Monday, 3 February 2014

Q: Randgold - still the large cap gold sector standard? A: Yes

Randgold Resources full year results today show why I have previously described it as the leading large cap gold company.  Earnings, as shown below, were down due to the lower gold price but the achievement the market liked today was the continued compression of the cash costs aligned with the on-going production increases.  At a time when gold companies around the world are struggling to not only increase production but to do so whilst maintaining cost discipline, Randgold continues to differentiate itself.  Group cash costs of US$628 an ounce of gold for the quarter just finished and US$715 an ounce for 2013 in full is a considerable achievement and offers margin support with gold trading north of US$1200 an ounce. 

To me though, the real excitement of the Randgold story is not what has gone - considerable though the achievements in building the group's mining profile has been - but the company's retained development scope.  It is possibly 'easy' to get low operating costs one year but to continue to achieve this requires the additional mixer of grade i.e. the amount of gold in a tonne of earth.  The below chart was the most important one in the presentation pack as it shows the company continuing to hit a grade level of at least 3g/tonne for the next four years.  At a time when many of Randgold's sector peers are scrabbling around at 1g+/tonne, the reason for the company's continuing control of total cash costs becomes clear.  That production continues to glide up too is a bonus.

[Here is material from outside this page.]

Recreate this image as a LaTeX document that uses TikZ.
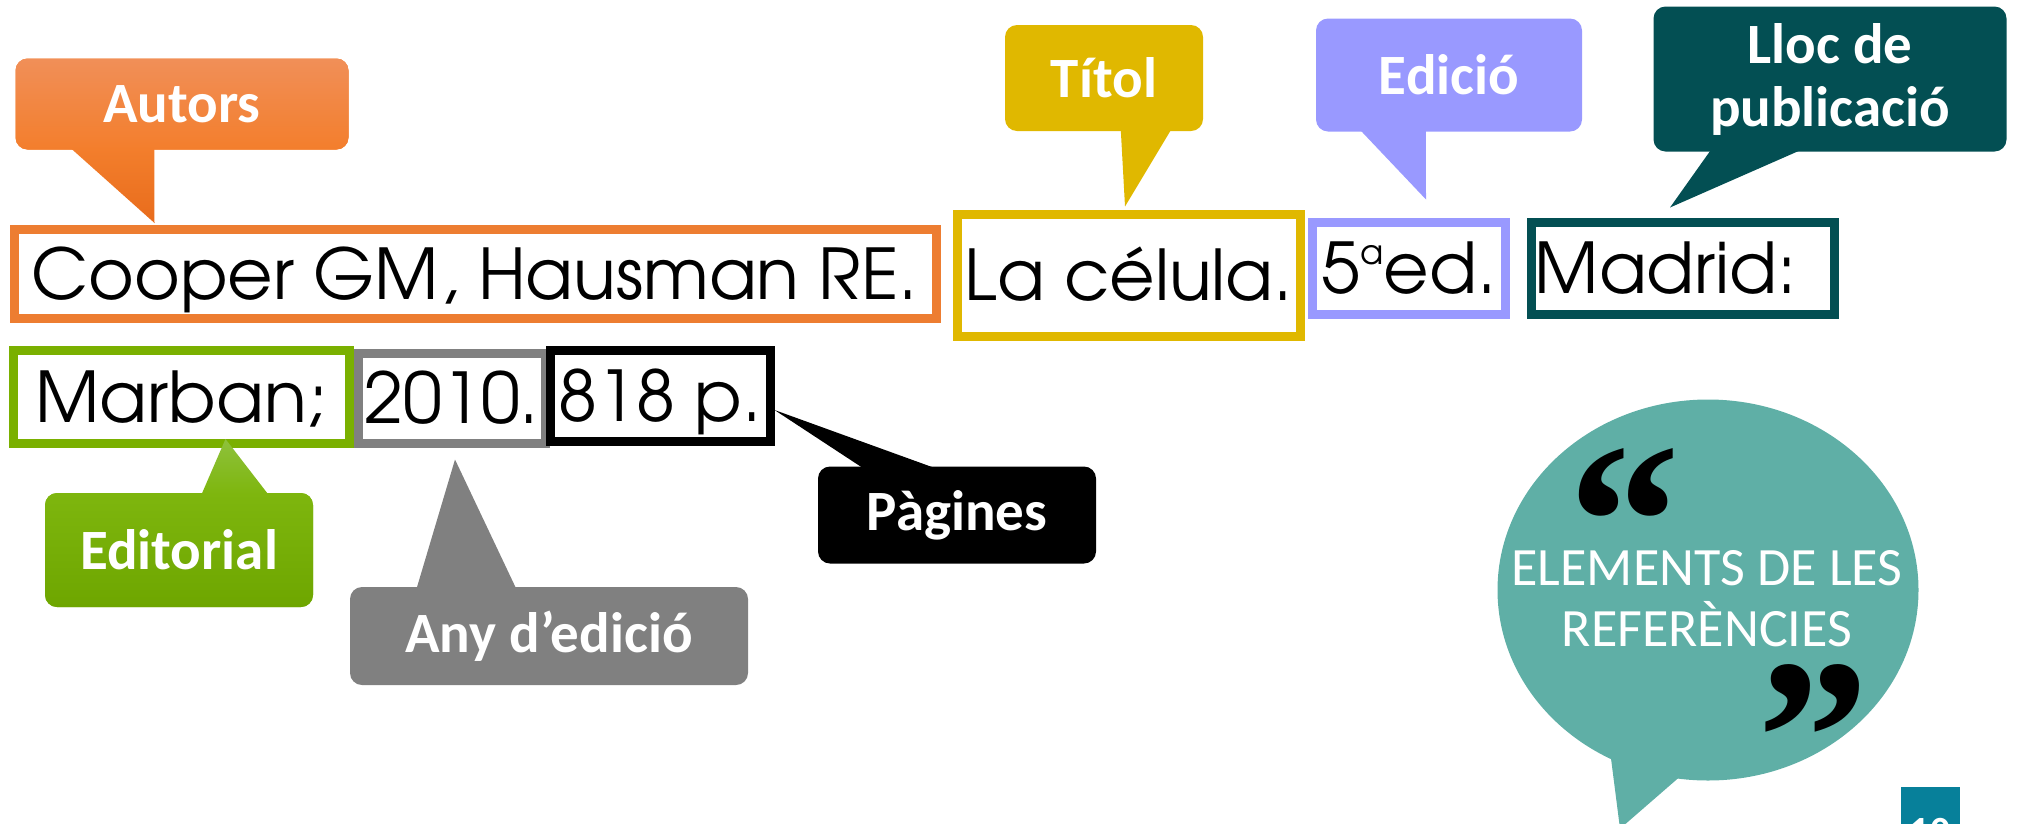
\documentclass[tikz,border=0pt]{standalone}
\usepackage{fontspec}
\setmainfont{Carlito}
\newfontfamily\gothic{TeX Gyre Adventor}
\newfontfamily\quotefont{Liberation Serif}
\usepackage{xcolor}
\usetikzlibrary{positioning,calc,shapes.geometric}

\definecolor{refOrange}{RGB}{237,125,49}
\definecolor{autorsTop}{RGB}{241,143,88}
\definecolor{autorsMid}{RGB}{243,126,44}
\definecolor{autorsBot}{RGB}{232,108,28}
\definecolor{titolGold}{RGB}{224,184,0}
\definecolor{edLav}{RGB}{153,153,255}
\definecolor{llocTeal}{RGB}{3,79,83}
\definecolor{edGreen}{RGB}{122,176,0}
\definecolor{editTop}{RGB}{142,193,60}
\definecolor{editMid}{RGB}{126,182,14}
\definecolor{editBot}{RGB}{110,166,0}
\definecolor{anyGray}{RGB}{128,128,128}
\definecolor{bubbleTeal}{RGB}{95,175,166}
\definecolor{pageTeal}{RGB}{7,128,154}

\newcommand{\ordA}{\raisebox{29pt}{\fontsize{34}{34}\selectfont a}}

\begin{document}
\begin{tikzpicture}[x=1pt,y=-1pt,
  refbox/.style={draw=#1,line width=9pt,fill=white,inner sep=0pt,
    font=\gothic\fontsize{70}{80}\selectfont,text height=58pt,text depth=8pt},
  callout/.style={fill=#1,rounded corners=12pt,inner sep=0pt,align=center,
    text=white,font=\bfseries\fontsize{57}{63}\selectfont}]
  \useasboundingbox (0,0) rectangle (2018,823);

  \foreach \n/\c/\x/\y/\w/\h/\t in {cooper/refOrange/475/274/922/89/{Cooper GM, Hausman RE.},
                                   celula/titolGold/1129/275/343/122/{La célula.},
                                   ed/edLav/1409/268/193/92/{5\ordA ed.},
                                   madrid/llocTeal/1683/268/303/92/{Madrid:\hspace*{34pt}},
                                   year/anyGray/452/398/187/90/{2010.},
                                   marban/edGreen/181/397/336/93/{Marban;},
                                   pages/black/660/396/220/91/{818 p.}}
     \node[refbox=\c,minimum width=\w,minimum height=\h] (\n) at (\x,\y) {\t};

  \node[callout=autorsMid,top color=autorsTop,bottom color=autorsMid,
        minimum width=333,minimum height=91] (autors) at (182,104) {Autors};
  \shade[top color=autorsMid,bottom color=autorsBot]
     ([xshift=56,yshift=1]autors.south west) -- ([xshift=139,yshift=1]autors.south west)
     -- ([xshift=145,yshift=2]cooper.north west) -- cycle;

  \node[callout=editMid,top color=editMid,bottom color=editBot,
        minimum width=268,minimum height=114] (editorial) at (179,550) {Editorial};
  \shade[top color=editTop,bottom color=editMid]
     ([xshift=157,yshift=-1]editorial.north west) -- ([xshift=223,yshift=-1]editorial.north west)
     -- ([xshift=217,yshift=9]marban.south west) -- cycle;

  \foreach \n/\c/\x/\y/\w/\h/\t in {titol/titolGold/1104/78/198/106/{Títol},
                                   edicio/edLav/1449/75/266/113/{Edició},
                                   lloc/llocTeal/1830/79/353/145/{Lloc de\\publicació},
                                   any/anyGray/549/636/398/98/{Any d’edició},
                                   pagines/black/957/515/278/97/{Pàgines}}
     \node[callout=\c,minimum width=\w,minimum height=\h] (\n) at (\x,\y) {\t};

  \fill[titolGold] ([xshift=116,yshift=1]titol.south west) -- ([xshift=166,yshift=1]titol.south west)
     -- ([xshift=172,yshift=3]celula.north west) -- cycle;
  \fill[edLav] ([xshift=45,yshift=1]edicio.south west) -- ([xshift=110,yshift=1]edicio.south west)
     -- ([xshift=118,yshift=18]ed.north west) -- cycle;
  \fill[llocTeal] ([xshift=57,yshift=1]lloc.south west) -- ([xshift=146,yshift=1]lloc.south west)
     -- ([xshift=143,yshift=10]madrid.north west) -- cycle;
  \fill[anyGray] ([xshift=67,yshift=-1]any.north west) -- ([xshift=166,yshift=-1]any.north west)
     -- ([xshift=101,yshift=-12]year.south west) -- cycle;
  \fill[black] ([xshift=44,yshift=-1]pagines.north west) -- ([xshift=115,yshift=-1]pagines.north west)
     -- ([yshift=-14]pages.east) -- cycle;

  \node[ellipse,fill=bubbleTeal,minimum width=421,minimum height=381,inner sep=0pt] (bubble) at (1708,590) {};
  \fill[bubbleTeal] ([xshift=-98,yshift=30]bubble.south) -- ([xshift=-88,yshift=-48]bubble.south)
     -- ([xshift=-27,yshift=5]bubble.south) -- cycle;
  \node[text=white,align=center,inner sep=0pt,font=\fontsize{54}{61}\selectfont] (elements)
     at (1707,599) {ELEMENTS DE LES\\REFERÈNCIES};
  \node[anchor=base west,inner sep=0pt,font=\quotefont\bfseries\fontsize{224}{224}\selectfont] (oq) at (1568,597) {“};
  \node[anchor=base west,inner sep=0pt,font=\quotefont\bfseries\fontsize{224}{224}\selectfont] (cq) at (1757,813) {”};

  \node[fill=pageTeal,text=white,font=\bfseries\fontsize{40}{40}\selectfont,anchor=north,
        minimum width=59,inner xsep=0pt,inner ysep=31pt] (pagenum) at (1930,787) {10};
\end{tikzpicture}
\end{document}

The star operation remains the Loulo-Gounkoto mine in Mali as shown by the juxtaposition of rising grade and falling cost.  
Much of the production growth at Randgold this year is coming from the Kibali mine in the DRC which they solely operate but own in a joint venture with Anglo Gold.  Note the rise in cost here as the mine continues to get built out.  Nevertheless this is an important mine for the group.  Not only is it inherently highly profitable but it shows that the company has the skills and scope to take on interesting new projects outside of their core West Africa heartland. 

I was not surprised to see the shares gain around 6% in the London market today.  £50 is clearly an interim target point for the shares but I am hopeful they should trade much higher given the positive uniqueness of grade, cash cost control and production growth - let alone prospects for the gold price per se.  Additionally - as shown by their 'resource triangle' the company remains busy at all their major mining sites looking for new discoveries.  

Issues?  Apart from the inevitable unknowns around political risk (I note that the company continues to have the most successful political/social interaction policies in the sector), I note that the dividend was left unchanged and even a scrip dividend was offered.  Randgold is not a yield stock (<1% dividend yield) but with (small) net cash on the balance sheet and the positive fundamentals above, I thought a small hike could have been financed. 

Overall though this is a minor issue.  I remain long with a target of £50+.